It’s coming up to that time of year again. Time flies when you’re having fun, right?
The Exams Office: Invigilation
Exams officers are required to recruit, train and deploy invigilators. An effective team of invigilators can not only ensure that exams run smoothly, but they can also undertake a range of additional tasks which could help ease the burden placed upon exams officers during an exams series. The Exams Office has produced a series of support resources which will help our members develop the best possible team of invigilators in their centre.
Thoughts on managing variability: School’s own data in the Ofsted inspection data dashboard
“To try to overcome some of these issues while still presenting the data in a format very similar to the official dashboard I have thrown together a spreadsheet that emulates the Ofsted layout as much as I can (given Excel’s limitations).”
This looks like a really useful resource, but I think I’ll need a fair amount of time to get my head round it all.
Some invaluable advice here from novelist and screenwriter Nick Hornby.
Eight excuses I have told my son to use for his failure to hand in English homework, excuses I have learned are acceptable during a thirty-year career in journalism, books, and film
Dear Mrs D, I’m sorry I haven’t done my homework, but my homework diary is currently full, and I’m not looking to take on anything else right now.
Academy chains forced to cut teachers and the curriculum
More than half of the 113 multi-academy trusts (MATs) that responded to Freedom of Information requests by TES said that they were having to cut school staff, to reduce their schools’ curriculum or to make back-office savings as they struggled to make ends meet.
Slave to the algorithm
It’s tempting to write this off as an isolated case: a naive headteacher who made an error of judgement. More fool them. But this is far from being an isolated case; it’s actually quite common. I regularly go into schools and get shown tracking systems that are awash with red. Loads of children are apparently below ‘age-related expectations’ and are not making ‘expected progress’. Yet, invariably, the headteacher will claim that ‘this is not a true reflection of the pupils in our school’, and ‘if you were to look in their books you’ll see the progress they’ve really made’, which begs the simple question: What is the value of a system that is at complete odds with reality?
Difficult times for primary schools, as they try to establish a new framework to replace levels. Here’s a video of how terms can be used to measure progress:
Life without Levels: Measuring attainment and progress in the new National Curriculum
How many schools are measuring progress and attainment from September 2014.
Pearson, the company behind Edexcel and BTEC, amongst others, are in the news today.
Pearson to cut 4,000 jobs after second profit warning in three months
“Faced with these challenges, we are today announcing decisive plans to further integrate the business and reduce the cost base, rationalise our product development and focus on fewer, bigger opportunities.”

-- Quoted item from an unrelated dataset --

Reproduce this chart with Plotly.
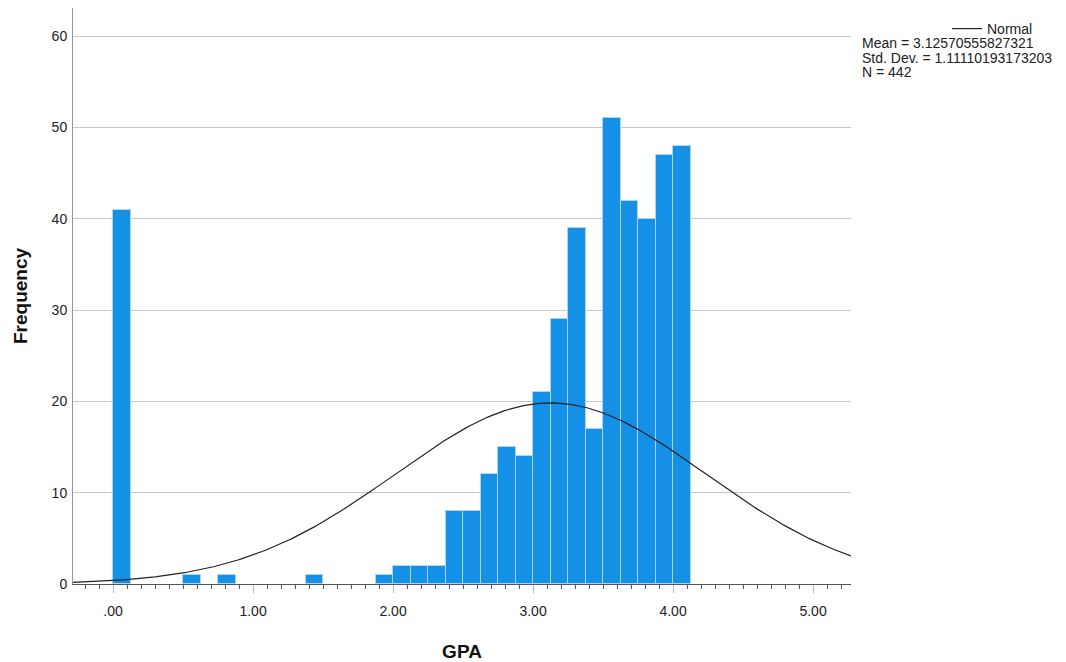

Interesting language there, and a slight clash between it and the headline. Another article runs along similar lines:
Pearson to cut 10% of workforce as it issues profit warning
The company said Thursday it expects to report adjusted operating profit in 2015 of approximately £720 million and adjusted earnings per share of between 69 pence and 70 pence. It previously forecast EPS to come in at the lower end of a range of 70 pence to 75 pence. In October, the company also cut its forecasts.
Watchsted – the latest Ofsted inspections
“We created the inspections map for people to visualise the latest inspections schools, children’s centres and early years establishments all over the country. The map contains a simple view of each inspection’s summary grades and a quick link to the provider on the Ofsted website.”
And here’s another approach.
How I track Ofsted
“This is something I used to do for the LA and often end up doing for HTs when they ask me “what are Ofsted up to? Will we be next?”. Obviously we don’t really know who will “be next” but this method has proved to be fairly accurate so I thought it was worth sharing here.”
A half day in the Life of a Data Manager
“What I wanted to ask was if you were in my situation, where should I concentrate my precious few spare hours here and there in order to get to grips with SIMs, what more it can do for me/the school, and what more my role as a Data Manager should include in your experience?”
The responses so far seem to boil down to moving away from us analysing the data to encouraging teachers and leaders to analyse the data for themselves, by providing better tools and training. Teach a guy to fish, and all that.
You are not what you read: librarians purge user data to protect privacy
“I was approached years ago at a different library about users who’d checked out certain astrological books,” said Thistlethwaite. The NYPD officer told her he was looking for the Zodiac killer. “Most police investigations are a little smarter than that, but sometimes they’re just not.”
Seems pretty clear to me: one of the principles in the Data Protection Act is that data should not be kept longer than is necessary. Admittedly this is a news article from the US, where there’s no direct equivalent of the DPA, but still.
Two simple mindful meditation exercises for teachers
“Teaching can be hard, and reports tell us those in the profession feel under increasing pressure. A BBC investigation earlier this year found that stress-levels have soared in recent years due to increased workloads. In my 20-years of practice as a psychologist, I’ve found that mind-body strategies such as mindfulness meditation are one of the best ways to combat stress and anxiety – especially for teachers.”